The museum's holdings comprise a diverse array of popular prints, numbering around 94,000 objects in all, including pictorial broadsheets (hand-coloured lithographs, copperplates, etchings), devotional images, books, poster-sized educational prints from schools, posters and three-dimensional objects such as paper theatres. Our conservators are also responsible for the preservation of the extensive photographic collection, which contains 40,000 photos and 500 albums, as well as the postcard collection which has yet to be catalogued and encompasses around half-a-million items. Many of these works consist of complex, specially treated papers and fixtures using other materials, which display various signs of wear through their original use.
The collection comprising some 100,000 objects, ranging from items of furniture, such as cupboards and chests, workshop and shop furnishings provide an insight into the living habits and everyday culture in Europe, primarily in the 19th century. The collection also includes various tools, agricultural and domestic, as well as clocks, frames and utensils used in the production and treatment of textiles. A core focus of conservation work in this area is carried out on inlayed and painted or dyed furniture, panel paintings, wood panelling and sculptures, as well as metals that are found in objects formed by a combination of wood and metal.
Ceramic objects in conservational care include both the 7000 objects in the ceramic collection and our comprehensive collection of some 3000 porcelain and glass objects, the oldest of which date from the 17th century. Our conservators are also responsible for the care and conservation of several groups of objects, numbering over 1000 in all, which are made of natural and synthetic materials, such as wax, amber, natural and artificial stone, horn and bone.

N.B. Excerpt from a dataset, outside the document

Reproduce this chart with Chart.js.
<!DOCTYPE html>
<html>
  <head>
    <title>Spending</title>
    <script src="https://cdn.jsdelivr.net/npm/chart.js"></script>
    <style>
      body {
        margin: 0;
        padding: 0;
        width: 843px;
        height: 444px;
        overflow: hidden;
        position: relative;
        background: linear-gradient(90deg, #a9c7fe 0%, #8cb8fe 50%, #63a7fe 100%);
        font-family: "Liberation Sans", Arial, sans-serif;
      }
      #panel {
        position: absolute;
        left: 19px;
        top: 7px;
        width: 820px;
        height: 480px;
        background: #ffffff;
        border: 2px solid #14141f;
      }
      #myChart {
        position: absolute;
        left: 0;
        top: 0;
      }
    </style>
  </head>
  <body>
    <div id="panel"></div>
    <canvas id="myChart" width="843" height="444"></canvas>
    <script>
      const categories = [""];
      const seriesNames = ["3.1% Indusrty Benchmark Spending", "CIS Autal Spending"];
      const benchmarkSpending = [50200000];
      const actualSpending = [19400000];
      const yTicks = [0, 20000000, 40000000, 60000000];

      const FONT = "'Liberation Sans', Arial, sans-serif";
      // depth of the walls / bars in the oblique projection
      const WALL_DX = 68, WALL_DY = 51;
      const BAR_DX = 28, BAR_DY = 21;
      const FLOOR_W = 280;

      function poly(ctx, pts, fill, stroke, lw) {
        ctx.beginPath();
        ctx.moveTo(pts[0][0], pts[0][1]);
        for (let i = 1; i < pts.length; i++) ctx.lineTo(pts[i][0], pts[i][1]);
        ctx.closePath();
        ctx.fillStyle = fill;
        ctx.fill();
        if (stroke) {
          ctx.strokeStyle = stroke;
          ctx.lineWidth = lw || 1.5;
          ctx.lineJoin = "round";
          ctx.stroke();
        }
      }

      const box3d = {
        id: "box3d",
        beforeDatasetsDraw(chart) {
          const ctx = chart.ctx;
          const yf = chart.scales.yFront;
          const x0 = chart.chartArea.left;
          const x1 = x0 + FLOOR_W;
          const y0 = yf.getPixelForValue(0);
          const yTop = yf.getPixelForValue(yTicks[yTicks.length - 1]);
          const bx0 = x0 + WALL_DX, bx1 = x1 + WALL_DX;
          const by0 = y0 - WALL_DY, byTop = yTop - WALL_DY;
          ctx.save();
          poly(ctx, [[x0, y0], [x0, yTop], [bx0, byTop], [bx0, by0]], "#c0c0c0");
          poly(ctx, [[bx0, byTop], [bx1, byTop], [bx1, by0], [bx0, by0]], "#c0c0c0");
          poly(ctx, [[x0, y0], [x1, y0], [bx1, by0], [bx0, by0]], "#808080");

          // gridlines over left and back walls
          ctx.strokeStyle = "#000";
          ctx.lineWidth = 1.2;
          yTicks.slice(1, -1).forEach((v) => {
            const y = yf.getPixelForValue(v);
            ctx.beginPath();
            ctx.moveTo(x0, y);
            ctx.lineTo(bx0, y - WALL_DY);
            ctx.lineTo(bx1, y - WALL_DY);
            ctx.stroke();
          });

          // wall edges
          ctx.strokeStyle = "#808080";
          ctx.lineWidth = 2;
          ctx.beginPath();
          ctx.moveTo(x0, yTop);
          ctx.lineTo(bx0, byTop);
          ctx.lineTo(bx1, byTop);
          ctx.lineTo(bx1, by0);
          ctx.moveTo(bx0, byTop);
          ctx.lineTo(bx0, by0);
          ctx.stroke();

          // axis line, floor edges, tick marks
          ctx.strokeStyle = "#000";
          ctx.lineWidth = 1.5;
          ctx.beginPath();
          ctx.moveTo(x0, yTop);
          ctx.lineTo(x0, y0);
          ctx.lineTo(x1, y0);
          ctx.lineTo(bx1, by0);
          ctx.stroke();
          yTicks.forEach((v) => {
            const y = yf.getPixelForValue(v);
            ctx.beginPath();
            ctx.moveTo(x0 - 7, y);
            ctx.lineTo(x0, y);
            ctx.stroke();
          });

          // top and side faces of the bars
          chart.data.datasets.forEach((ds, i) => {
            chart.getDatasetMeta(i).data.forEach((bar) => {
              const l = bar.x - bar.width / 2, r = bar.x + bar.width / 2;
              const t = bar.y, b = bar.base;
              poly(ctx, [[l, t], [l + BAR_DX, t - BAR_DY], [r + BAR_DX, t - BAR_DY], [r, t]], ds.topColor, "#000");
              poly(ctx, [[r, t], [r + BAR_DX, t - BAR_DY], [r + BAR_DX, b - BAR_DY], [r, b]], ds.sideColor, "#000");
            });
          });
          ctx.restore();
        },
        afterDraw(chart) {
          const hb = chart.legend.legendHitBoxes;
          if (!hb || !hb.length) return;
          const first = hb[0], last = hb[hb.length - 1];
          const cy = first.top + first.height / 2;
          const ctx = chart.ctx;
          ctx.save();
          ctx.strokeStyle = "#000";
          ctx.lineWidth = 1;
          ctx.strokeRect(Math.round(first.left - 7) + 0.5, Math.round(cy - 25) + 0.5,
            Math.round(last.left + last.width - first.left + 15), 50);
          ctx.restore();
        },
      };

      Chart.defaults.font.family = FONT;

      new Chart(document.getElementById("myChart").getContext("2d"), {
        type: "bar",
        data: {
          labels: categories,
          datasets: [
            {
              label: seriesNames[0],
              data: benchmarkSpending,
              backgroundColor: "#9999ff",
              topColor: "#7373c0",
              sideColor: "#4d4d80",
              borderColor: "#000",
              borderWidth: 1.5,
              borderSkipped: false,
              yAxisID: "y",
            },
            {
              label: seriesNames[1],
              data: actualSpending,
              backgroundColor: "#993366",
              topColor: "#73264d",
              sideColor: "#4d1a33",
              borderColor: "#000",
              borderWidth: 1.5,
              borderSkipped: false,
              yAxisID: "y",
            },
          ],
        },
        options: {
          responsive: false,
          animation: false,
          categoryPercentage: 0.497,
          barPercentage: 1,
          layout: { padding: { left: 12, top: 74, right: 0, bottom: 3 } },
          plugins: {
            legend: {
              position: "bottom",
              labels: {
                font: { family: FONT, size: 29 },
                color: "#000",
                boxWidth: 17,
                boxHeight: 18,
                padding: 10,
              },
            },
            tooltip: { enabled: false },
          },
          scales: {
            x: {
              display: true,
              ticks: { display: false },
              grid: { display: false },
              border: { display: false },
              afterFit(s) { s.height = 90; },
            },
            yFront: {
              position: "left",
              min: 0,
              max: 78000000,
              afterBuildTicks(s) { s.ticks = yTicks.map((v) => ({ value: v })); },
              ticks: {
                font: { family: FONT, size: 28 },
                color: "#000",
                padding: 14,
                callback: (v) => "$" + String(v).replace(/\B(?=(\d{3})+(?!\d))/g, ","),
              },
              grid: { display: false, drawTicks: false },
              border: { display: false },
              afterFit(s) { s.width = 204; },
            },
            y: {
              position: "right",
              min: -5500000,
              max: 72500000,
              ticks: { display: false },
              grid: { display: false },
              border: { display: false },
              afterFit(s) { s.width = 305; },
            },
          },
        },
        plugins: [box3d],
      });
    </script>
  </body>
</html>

Many of the artefacts consist of a combination of materials that require special expertise in conservation science and an interdisciplinary approach to their treatment.
The museum's collection of textiles consists of some 35,000 objects. It includes articles of clothing, fabric-based interior decorations, carpets and rugs, textile samples and beadwork, as well as objects made of synthetic fibres from as early as the late 19th century to the present day. These newer materials present a particular challenge, as many aspects of their ageing processes are still new to us and have not been fully explored. As most of the objects in question stem from everyday culture, the preservation, documentation and appropriate display of the signs of their former use play a vital role. In addition, combinations of such different materials as textiles, metals, paper, glass, leather and synthetic fibres demand interdisciplinary conservational cooperation between specialists.
All objects held at the museum are given professional care by our team of museologists and storeroom managers. Each and every object is inventoried catalogued using a museum documentation programme. Digital photographing and optimal storage based on the nature of the material underpin the object's preservation. In-house museologists also act as museum registrars. The processing of loans, both to and from other institutions, is carried out in cooperation with administration staff and the conservator responsible. Offering assistance to visitors and handling research inquiries from national and international scholars is part of the conservator's job, as is help in the preparation of exhibitions.